- _Your objective_
Copy each line of the data below with the word "this".

>> Begin Supplied records

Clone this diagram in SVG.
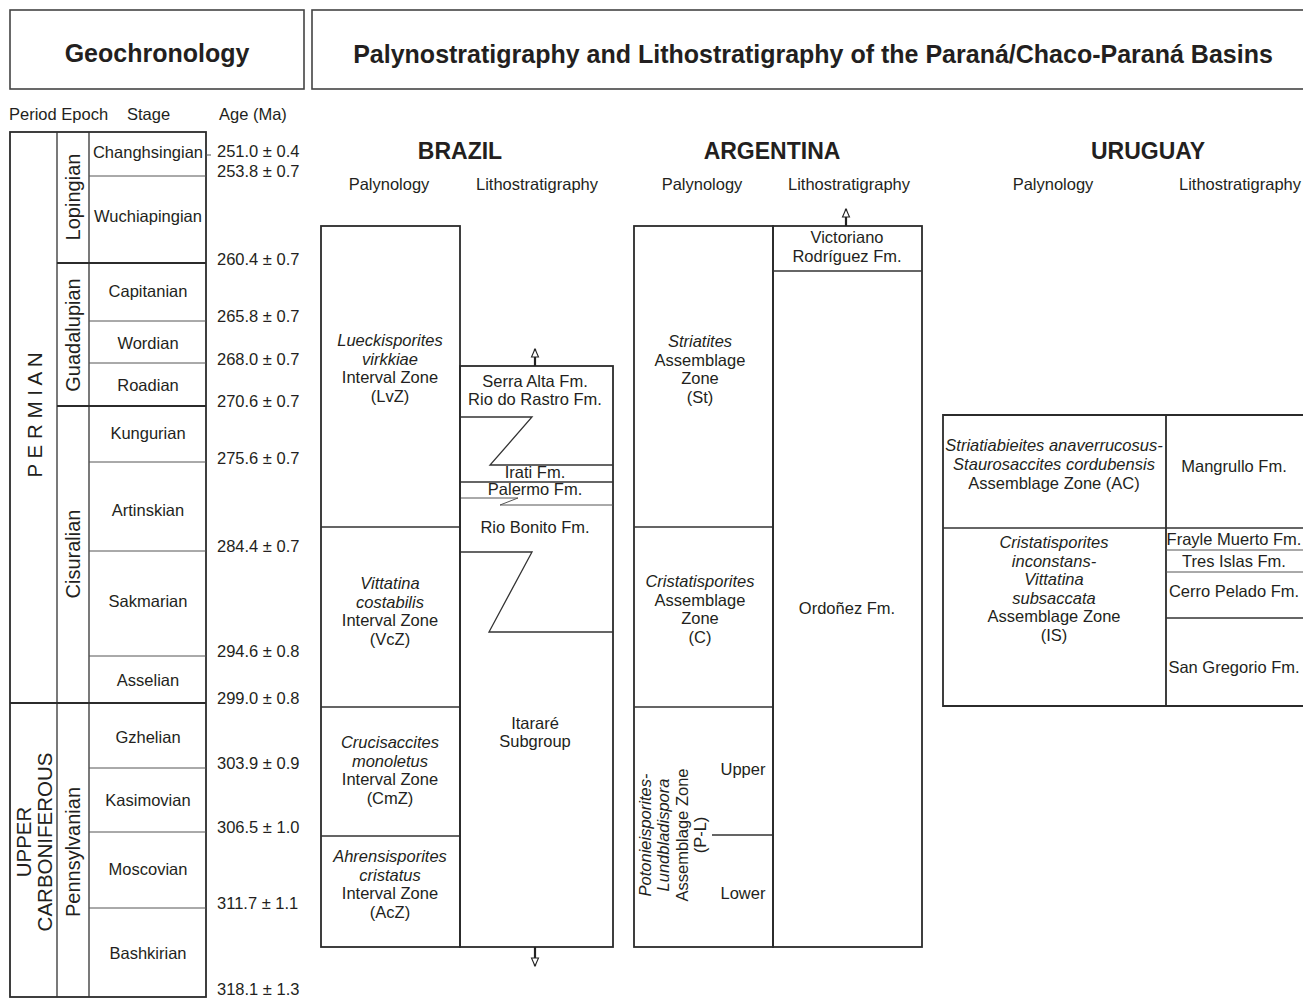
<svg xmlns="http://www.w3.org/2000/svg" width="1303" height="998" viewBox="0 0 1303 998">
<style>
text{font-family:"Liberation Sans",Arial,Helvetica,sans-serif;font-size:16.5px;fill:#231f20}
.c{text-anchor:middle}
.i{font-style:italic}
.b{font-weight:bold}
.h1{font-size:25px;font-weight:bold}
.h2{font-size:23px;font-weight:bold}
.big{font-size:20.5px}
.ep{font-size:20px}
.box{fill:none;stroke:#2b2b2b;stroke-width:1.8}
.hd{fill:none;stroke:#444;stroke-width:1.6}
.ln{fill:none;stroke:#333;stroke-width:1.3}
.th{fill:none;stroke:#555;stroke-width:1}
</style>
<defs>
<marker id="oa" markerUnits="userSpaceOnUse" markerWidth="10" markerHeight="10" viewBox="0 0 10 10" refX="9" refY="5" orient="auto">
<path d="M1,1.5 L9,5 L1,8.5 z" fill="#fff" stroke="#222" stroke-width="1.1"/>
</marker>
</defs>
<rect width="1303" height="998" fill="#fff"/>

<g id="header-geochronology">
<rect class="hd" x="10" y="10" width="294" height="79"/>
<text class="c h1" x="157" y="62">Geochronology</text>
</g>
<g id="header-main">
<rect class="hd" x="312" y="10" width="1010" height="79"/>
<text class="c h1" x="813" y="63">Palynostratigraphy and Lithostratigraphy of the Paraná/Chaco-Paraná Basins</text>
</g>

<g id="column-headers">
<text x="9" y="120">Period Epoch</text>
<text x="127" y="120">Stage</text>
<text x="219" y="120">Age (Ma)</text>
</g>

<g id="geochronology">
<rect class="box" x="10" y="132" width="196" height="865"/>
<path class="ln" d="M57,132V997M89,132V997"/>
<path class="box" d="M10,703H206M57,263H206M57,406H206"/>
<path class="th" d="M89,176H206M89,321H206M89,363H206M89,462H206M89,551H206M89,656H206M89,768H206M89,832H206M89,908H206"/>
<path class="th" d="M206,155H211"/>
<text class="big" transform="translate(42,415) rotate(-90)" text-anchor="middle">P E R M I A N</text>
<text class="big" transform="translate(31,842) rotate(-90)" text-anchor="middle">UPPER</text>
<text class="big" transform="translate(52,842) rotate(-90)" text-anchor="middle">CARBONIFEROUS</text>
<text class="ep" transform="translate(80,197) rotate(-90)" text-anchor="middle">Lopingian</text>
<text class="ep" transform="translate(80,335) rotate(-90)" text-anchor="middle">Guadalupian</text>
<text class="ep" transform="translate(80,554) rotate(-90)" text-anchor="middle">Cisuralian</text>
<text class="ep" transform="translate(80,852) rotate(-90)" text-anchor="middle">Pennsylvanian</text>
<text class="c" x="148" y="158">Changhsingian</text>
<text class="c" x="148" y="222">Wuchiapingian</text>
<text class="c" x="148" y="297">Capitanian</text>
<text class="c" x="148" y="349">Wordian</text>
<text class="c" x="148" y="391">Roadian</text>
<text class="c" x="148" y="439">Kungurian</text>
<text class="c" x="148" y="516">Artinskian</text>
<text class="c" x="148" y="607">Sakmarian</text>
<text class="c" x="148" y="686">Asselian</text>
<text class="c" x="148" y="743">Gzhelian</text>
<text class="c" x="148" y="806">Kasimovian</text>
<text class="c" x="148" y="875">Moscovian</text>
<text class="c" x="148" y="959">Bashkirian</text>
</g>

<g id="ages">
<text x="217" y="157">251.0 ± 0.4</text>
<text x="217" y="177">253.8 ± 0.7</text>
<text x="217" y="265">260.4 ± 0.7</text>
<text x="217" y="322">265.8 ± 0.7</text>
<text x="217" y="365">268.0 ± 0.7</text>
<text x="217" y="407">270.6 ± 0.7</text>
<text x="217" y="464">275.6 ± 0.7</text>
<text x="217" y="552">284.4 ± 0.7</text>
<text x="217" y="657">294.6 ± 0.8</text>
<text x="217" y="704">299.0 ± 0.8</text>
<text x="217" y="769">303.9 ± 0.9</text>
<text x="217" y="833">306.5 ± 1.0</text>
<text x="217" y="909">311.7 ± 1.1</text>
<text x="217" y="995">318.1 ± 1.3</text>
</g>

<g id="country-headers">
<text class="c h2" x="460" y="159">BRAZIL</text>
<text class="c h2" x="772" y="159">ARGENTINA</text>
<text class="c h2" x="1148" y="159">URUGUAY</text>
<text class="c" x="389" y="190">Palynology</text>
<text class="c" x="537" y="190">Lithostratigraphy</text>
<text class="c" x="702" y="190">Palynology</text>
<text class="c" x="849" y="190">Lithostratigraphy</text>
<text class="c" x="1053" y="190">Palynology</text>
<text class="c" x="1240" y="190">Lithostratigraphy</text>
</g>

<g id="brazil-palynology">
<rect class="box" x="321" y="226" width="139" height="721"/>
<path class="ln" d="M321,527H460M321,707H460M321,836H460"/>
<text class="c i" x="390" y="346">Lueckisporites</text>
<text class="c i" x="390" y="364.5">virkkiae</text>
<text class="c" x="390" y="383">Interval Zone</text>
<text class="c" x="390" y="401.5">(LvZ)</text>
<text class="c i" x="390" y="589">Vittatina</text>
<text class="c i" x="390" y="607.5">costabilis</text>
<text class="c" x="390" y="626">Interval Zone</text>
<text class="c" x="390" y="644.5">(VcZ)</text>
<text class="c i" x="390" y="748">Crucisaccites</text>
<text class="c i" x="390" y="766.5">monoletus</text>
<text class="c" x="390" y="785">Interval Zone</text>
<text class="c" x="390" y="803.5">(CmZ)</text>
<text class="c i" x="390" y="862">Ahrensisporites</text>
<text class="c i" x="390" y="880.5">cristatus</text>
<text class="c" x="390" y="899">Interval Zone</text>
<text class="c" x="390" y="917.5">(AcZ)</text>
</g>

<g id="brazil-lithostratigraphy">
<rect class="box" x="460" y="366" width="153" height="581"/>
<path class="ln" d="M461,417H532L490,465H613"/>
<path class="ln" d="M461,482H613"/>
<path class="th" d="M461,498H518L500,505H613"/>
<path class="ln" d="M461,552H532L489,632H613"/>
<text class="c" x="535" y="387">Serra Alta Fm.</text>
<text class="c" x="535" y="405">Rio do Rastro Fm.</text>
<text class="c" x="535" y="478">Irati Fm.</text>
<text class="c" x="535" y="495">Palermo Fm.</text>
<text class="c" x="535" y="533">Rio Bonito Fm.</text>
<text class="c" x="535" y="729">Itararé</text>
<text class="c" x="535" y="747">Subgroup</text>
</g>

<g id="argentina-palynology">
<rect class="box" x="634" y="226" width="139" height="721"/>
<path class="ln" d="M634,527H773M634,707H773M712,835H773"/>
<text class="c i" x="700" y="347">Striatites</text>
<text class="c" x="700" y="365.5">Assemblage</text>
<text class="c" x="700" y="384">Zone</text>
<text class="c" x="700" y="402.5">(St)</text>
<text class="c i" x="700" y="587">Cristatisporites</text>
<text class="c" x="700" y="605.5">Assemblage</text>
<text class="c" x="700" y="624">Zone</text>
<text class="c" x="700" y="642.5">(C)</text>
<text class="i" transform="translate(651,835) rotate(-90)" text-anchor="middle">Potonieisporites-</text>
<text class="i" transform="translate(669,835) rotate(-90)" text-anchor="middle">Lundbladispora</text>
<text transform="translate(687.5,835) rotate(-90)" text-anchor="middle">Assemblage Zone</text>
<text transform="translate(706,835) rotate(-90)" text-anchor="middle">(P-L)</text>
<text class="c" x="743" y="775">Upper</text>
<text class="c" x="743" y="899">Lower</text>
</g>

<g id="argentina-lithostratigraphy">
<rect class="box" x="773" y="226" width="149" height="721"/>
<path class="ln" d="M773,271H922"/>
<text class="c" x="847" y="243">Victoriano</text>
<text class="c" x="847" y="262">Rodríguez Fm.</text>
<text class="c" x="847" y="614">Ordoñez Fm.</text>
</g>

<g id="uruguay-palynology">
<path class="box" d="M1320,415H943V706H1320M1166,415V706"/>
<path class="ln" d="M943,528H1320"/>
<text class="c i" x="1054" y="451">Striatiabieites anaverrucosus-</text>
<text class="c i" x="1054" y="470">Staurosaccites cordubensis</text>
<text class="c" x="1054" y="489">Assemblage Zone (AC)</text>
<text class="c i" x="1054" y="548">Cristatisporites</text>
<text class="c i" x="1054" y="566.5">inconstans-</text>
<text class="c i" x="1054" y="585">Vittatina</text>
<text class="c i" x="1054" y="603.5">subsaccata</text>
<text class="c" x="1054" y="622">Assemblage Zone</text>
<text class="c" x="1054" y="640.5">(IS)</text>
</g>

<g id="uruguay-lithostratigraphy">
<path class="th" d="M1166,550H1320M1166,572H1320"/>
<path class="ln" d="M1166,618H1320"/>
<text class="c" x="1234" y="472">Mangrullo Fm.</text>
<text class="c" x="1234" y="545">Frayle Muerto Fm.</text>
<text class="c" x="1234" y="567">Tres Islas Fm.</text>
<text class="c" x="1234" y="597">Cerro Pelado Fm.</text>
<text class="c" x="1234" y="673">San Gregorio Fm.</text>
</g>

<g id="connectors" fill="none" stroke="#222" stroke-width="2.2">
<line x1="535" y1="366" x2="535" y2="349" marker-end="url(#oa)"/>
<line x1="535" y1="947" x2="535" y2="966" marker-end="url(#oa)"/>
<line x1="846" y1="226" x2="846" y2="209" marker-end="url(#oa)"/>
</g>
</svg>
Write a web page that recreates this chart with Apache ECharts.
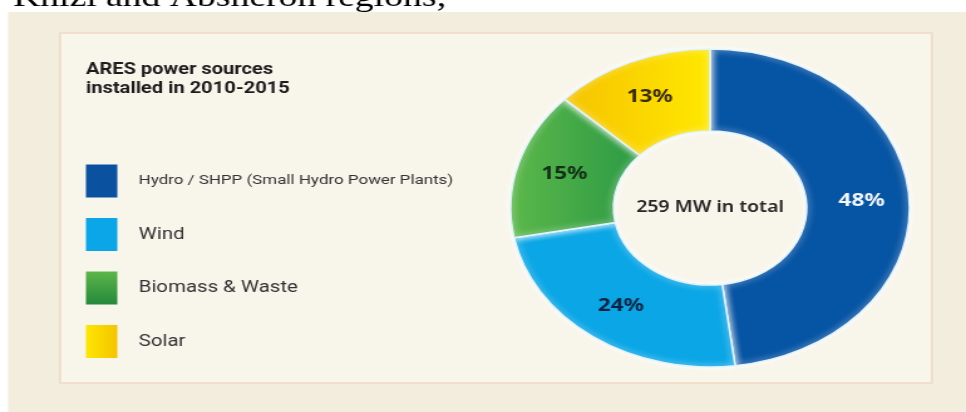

>> End Supplied records

- _Solution to the problem_
Clone this diagram in SVG.
Write a web page that recreates this chart with Apache ECharts.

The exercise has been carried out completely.